Re-Engineering Residential Drainage: How to Design and Build a Custom High-Capacity French Drain

 Re-Engineering Residential Drainage: How to Design and Build a Custom High-Capacity French Drain

Sub-surface soil saturation is the silent enemy of residential foundations. When heavy seasonal rainfall hits, standard grading often fails to divert surface water efficiently, leading to hydrostatic pressure buildup against concrete basement walls. This structural anomaly forces moisture through microscopic pores in the concrete, causing structural mold, efflorescence, and eventual foundation shifting. The ultimate DIY solution to mitigate this risk is engineering a high-capacity French drain—a sub-surface hydrological channel designed to capture and redirect groundwater before it ever reaches your home's structural footprint.

Step 1: Calculating Volumetric Runoff and Grading Slope

Before digging, you must calculate the critical slope and volumetric capacity required for your specific topography. A French drain operates strictly on gravitational fluid mechanics. To guarantee continuous water velocity and prevent structural silt buildup inside the channel, the trench must maintain a downward slope of at least 1%—which translates mathematically to a drop of 1 inch for every 8 feet of linear run.

To accurately map this, drive wooden stakes at the start and endpoint of your intended path, tie a tight builder's string between them, and use a line level. Measure down from the string at regular intervals to establish a perfectly uniform excavation depth.

Step 2: Excavation, Geotextile Splicing, and Aggregate Layering

1 Excavation: Dig a trench roughly 12 inches (30 cm) wide and 18 to 24 inches (45 to 60 cm) deep. This deep profile positions the water collection plane safely below the structural frost line.

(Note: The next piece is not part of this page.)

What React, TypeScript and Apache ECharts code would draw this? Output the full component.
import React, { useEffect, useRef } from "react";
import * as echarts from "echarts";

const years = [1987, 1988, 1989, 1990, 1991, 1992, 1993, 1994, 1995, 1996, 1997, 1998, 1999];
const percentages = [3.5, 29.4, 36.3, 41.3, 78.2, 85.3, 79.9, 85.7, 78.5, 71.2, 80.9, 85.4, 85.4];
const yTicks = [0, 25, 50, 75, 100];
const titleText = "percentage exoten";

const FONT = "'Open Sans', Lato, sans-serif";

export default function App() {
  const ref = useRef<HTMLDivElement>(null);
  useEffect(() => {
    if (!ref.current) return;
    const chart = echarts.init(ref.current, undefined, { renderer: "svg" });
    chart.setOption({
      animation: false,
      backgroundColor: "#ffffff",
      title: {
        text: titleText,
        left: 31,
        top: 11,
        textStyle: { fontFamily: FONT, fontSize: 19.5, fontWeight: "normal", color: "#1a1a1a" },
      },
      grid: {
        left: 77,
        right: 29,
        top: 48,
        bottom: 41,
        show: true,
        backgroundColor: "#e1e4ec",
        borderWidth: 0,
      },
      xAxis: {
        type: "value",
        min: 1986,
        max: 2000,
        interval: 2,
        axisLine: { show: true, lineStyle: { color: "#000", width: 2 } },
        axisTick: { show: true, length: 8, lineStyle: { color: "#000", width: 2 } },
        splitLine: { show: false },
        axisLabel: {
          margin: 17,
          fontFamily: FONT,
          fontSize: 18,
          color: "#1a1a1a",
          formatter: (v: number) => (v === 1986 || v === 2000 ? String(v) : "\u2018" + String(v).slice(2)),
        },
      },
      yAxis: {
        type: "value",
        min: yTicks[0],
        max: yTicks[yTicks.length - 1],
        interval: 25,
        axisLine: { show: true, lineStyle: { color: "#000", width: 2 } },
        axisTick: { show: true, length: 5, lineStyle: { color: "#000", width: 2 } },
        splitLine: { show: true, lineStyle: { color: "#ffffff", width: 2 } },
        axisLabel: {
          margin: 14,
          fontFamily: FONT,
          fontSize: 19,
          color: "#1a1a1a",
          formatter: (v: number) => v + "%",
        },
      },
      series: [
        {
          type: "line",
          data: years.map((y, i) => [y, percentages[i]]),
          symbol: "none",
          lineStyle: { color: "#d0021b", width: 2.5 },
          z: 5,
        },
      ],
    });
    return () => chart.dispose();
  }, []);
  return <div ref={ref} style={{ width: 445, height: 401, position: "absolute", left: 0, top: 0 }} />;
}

2 Geotextile Membrane: Never skip this step. Line the bare dirt trench with a non-woven, water-permeable geotextile fabric. Leave at least 12 inches of excess fabric overlapping the sides of the trench. This fabric acts as a mechanical filter layer, allowing water to pass through freely while permanently blocking fine clay particles from entering and choking the aggregate core.

3 The Base Layer: Pour a 2-inch bed of washed, 1.5-inch round river rock or crushed granite aggregate over the fabric. This provides a level, friction-reducing baseline for the pipe.

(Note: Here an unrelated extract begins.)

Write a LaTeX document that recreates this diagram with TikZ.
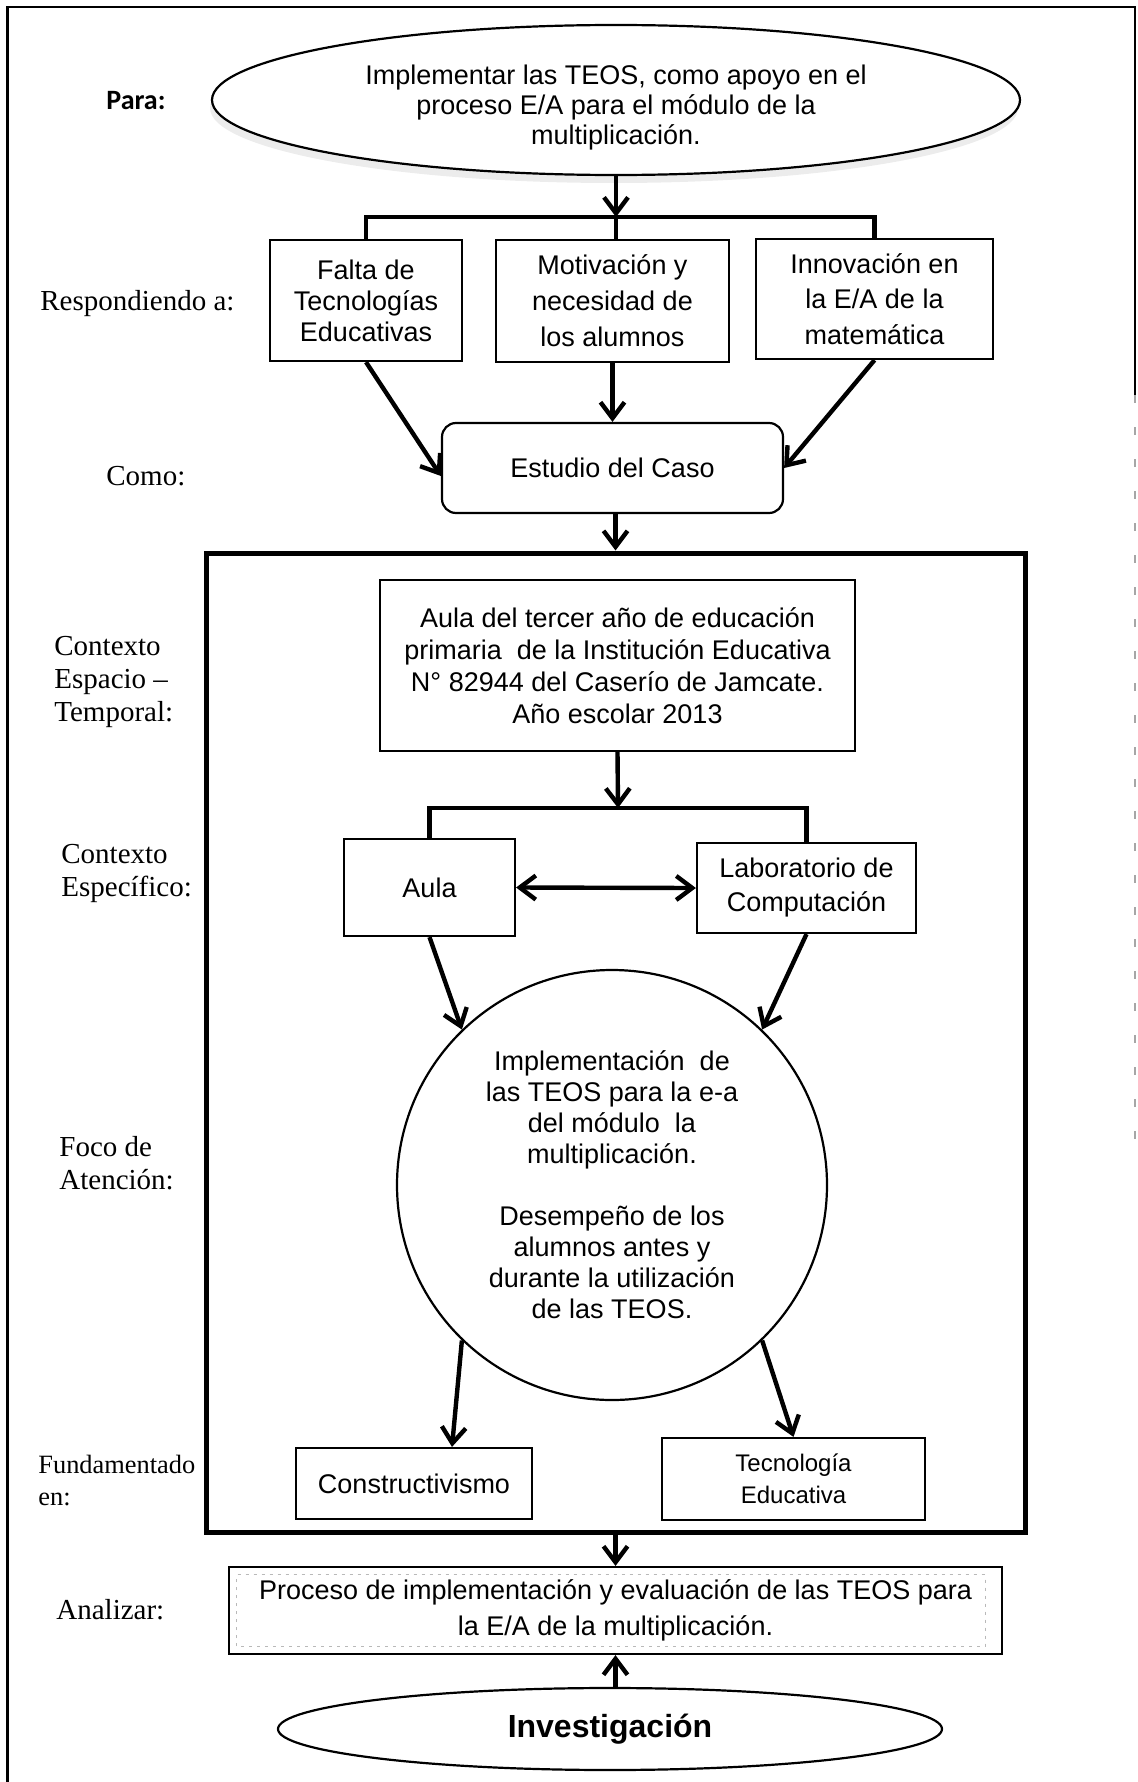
\documentclass[tikz,border=0pt]{standalone}
\usepackage{fontspec}
\setmainfont{Liberation Sans}
\newfontfamily\serifface[Ligatures=TeX]{Liberation Serif}
\newfontfamily\carl{Carlito}
\usetikzlibrary{arrows.meta,shapes.geometric,shadows,calc}
\begin{document}
\begin{tikzpicture}[x=0.5pt,y=-0.5pt,
  box/.style={draw, line width=1.1pt, fill=white, align=center, inner sep=0pt,
    font=\fontsize{13.5}{16}\selectfont},
  arr/.style={line width=2.2pt, -{Straight Barb[length=8pt,width=12pt]}},
  dbl/.style={line width=2.2pt, {Straight Barb[length=8pt,width=12pt]}-{Straight Barb[length=8pt,width=12pt]}},
  brk/.style={line width=2.3pt},
  lbl/.style={anchor=west, align=left, inner sep=0pt,
    font=\serifface\fontsize{14.5}{16.5}\selectfont},
]
\useasboundingbox (0,0) rectangle (1138,1782);
% page border
\draw[line width=1.1pt] (1135,395) -- (1135,7) -- (7.5,7) -- (7.5,1782);
\draw[line width=0.9pt, gray!70, dash pattern=on 4pt off 12pt] (1135,395) -- (1135,1160);

% labels
\node[lbl, font=\carl\bfseries\fontsize{14}{16}\selectfont] (lPara) at (106,101) {Para:};
\node[lbl] (lResp) at (40,304) {Respondiendo a:};
\node[lbl] (lComo) at (106,476) {Como:};
\node[lbl] (lCtx) at (54,681.5) {Contexto\\Espacio –\\Temporal:};
\node[lbl] (lEsp) at (61,873) {Contexto\\Específico:};
\node[lbl] (lFoco) at (59,1163) {Foco de\\Atención:};
\node[lbl, font=\serifface\fontsize{13.2}{16}\selectfont] (lFund) at (38,1481) {Fundamentado\\en:};
\node[lbl] (lAnal) at (56,1610) {Analizar:};

% top ellipse
\node[ellipse, draw, line width=1.1pt, fill=white, inner sep=0pt,
  minimum width=404pt, minimum height=75pt,
  drop shadow={shadow xshift=-1pt, shadow yshift=-4pt, fill=gray!30}] (ellTop) at (616,100) {};
\node[align=center, inner sep=0pt, font=\fontsize{13.5}{15}\selectfont] (ellTopTxt) at (616,108)
  {Implementar las TEOS, como apoyo en el\\proceso E/A para el módulo de la\\multiplicación.};

% three boxes
\node[box, minimum width=96pt, minimum height=60.5pt, font=\fontsize{13.5}{15.5}\selectfont] (b1) at (366,300.5)
  {Falta de\\Tecnologías\\Educativas};
\node[box, minimum width=116.5pt, minimum height=61pt, font=\fontsize{13.5}{18}\selectfont] (b2) at (612.5,301)
  {Motivación y\\necesidad de\\los alumnos};
\node[box, minimum width=118.5pt, minimum height=60pt, font=\fontsize{13.5}{17.75}\selectfont] (b3) at (874.5,299)
  {Innovación en\\la E/A de la\\matemática};
\coordinate (br1) at (616,217);
\draw[arr] (ellTop.south) -- (br1);
\draw[brk] (b1.north) |- (br1) -| (b3.north);
\draw[brk] (br1) -- (br1 |- b2.north);

% estudio
\node[box, rounded corners=7pt, minimum width=170.5pt, minimum height=45pt] (est) at (612.5,468)
  {Estudio del Caso};
\draw[arr] (b1.south) -- ([yshift=-4pt]est.west);
\draw[arr] (b2.south) -- (est.north);
\draw[arr] (b3.south) -- (est.east);

% frame
\node[draw, line width=2.5pt, minimum width=409.5pt, minimum height=489.5pt, inner sep=0pt] (frame) at (615.5,1042.5) {};
\draw[arr] (frame.north |- est.south) -- (frame.north);

% context box
\node[box, minimum width=237.5pt, minimum height=85.5pt] (ctx) at (617.5,665.5)
  {Aula del tercer año de educación\\primaria\ \ de la Institución Educativa\\N° 82944 del Caserío de Jamcate.\\Año escolar 2013};
\coordinate (br2) at (618,808);
\draw[arr] (ctx.south) -- (br2);

\node[box, minimum width=85.5pt, minimum height=48.5pt] (aula) at (429.5,887.5) {Aula};
\node[box, minimum width=109.5pt, minimum height=45pt, font=\fontsize{13.5}{17}\selectfont] (lab) at (806.5,888)
  {Laboratorio de\\Computación};
\draw[brk] (aula.north) |- (br2) -| (lab.north);
\draw[dbl] (aula.east) -- (lab.west);

% circle
\node[circle, draw, line width=1.1pt, fill=white, minimum size=215pt, inner sep=0pt, align=center,
  font=\fontsize{13.5}{15.5}\selectfont] (circ) at (612,1185)
  {Implementación\ \ de\\las TEOS para la e-a\\del módulo\ \ la\\multiplicación.\\[15.5pt]Desempeño de los\\alumnos antes y\\durante la utilización\\de las TEOS.};
\draw[arr] (aula.south) -- (circ.134);
\draw[arr] (lab.south) -- (circ.46);

% foundations
\node[box, minimum width=118pt, minimum height=35.5pt] (cons) at (414,1483.5) {Constructivismo};
\node[box, minimum width=131.5pt, minimum height=41pt, font=\fontsize{12}{16}\selectfont] (tec) at (793.5,1479)
  {Tecnología\\Educativa};
\draw[arr] (circ.226) -- ([xshift=19pt]cons.north);
\draw[arr] (circ.314.5) -- (tec.north);

% analizar
\node[box, minimum width=386.5pt, minimum height=43.5pt, font=\fontsize{13.5}{18}\selectfont] (anal) at (615.5,1610.5)
  {Proceso de implementación y evaluación de las TEOS para\\la E/A de la multiplicación.};
\draw[gray!55, line width=0.5pt, dash pattern=on 1.5pt off 2.5pt]
  ($(anal.south west)+(9,-9)$) rectangle ($(anal.north east)+(-18,9)$);
\draw[arr] (frame.south) -- (frame.south |- anal.north);

% investigacion
\node[ellipse, draw, line width=1.1pt, fill=white, inner sep=0pt,
  minimum width=332pt, minimum height=41pt,
  font=\bfseries\fontsize{16}{18}\selectfont] (inv) at (610,1729) {Investigación};
\draw[arr] (anal.south |- inv.north) -- (anal.south);
\end{tikzpicture}
\end{document}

Step 3: Splicing the Perforated Conduit and Backfilling

1 Conduit Selection: Lay a 4-inch rigid PVC perforated pipe over the aggregate base. Avoid cheap, corrugated flexible piping because the internal ridges trap silt and compress easily under soil weight.

2 Orientation: Crucial technical detail—always position the perforated holes facing downward toward the aggregate bed, not upward. As groundwater rises from beneath the soil, it floods upward into the pipe holes and flows away gravitationally.

3 Core Backfill: Cover the pipe with washed aggregate until it is within 6 inches of the surface. Wrap the remaining flaps of the geotextile fabric over the top of the rocks, creating a fully enclosed, protected gravel cylinder.

4 Final Presentation: Top off the remaining 6 inches with native topsoil and grass seed, or decorative river pebble stones.

This engineered sub-surface channel lowers the water table around your property, completely neutralizing hydrostatic pressure and securing your home's foundation structure for decades.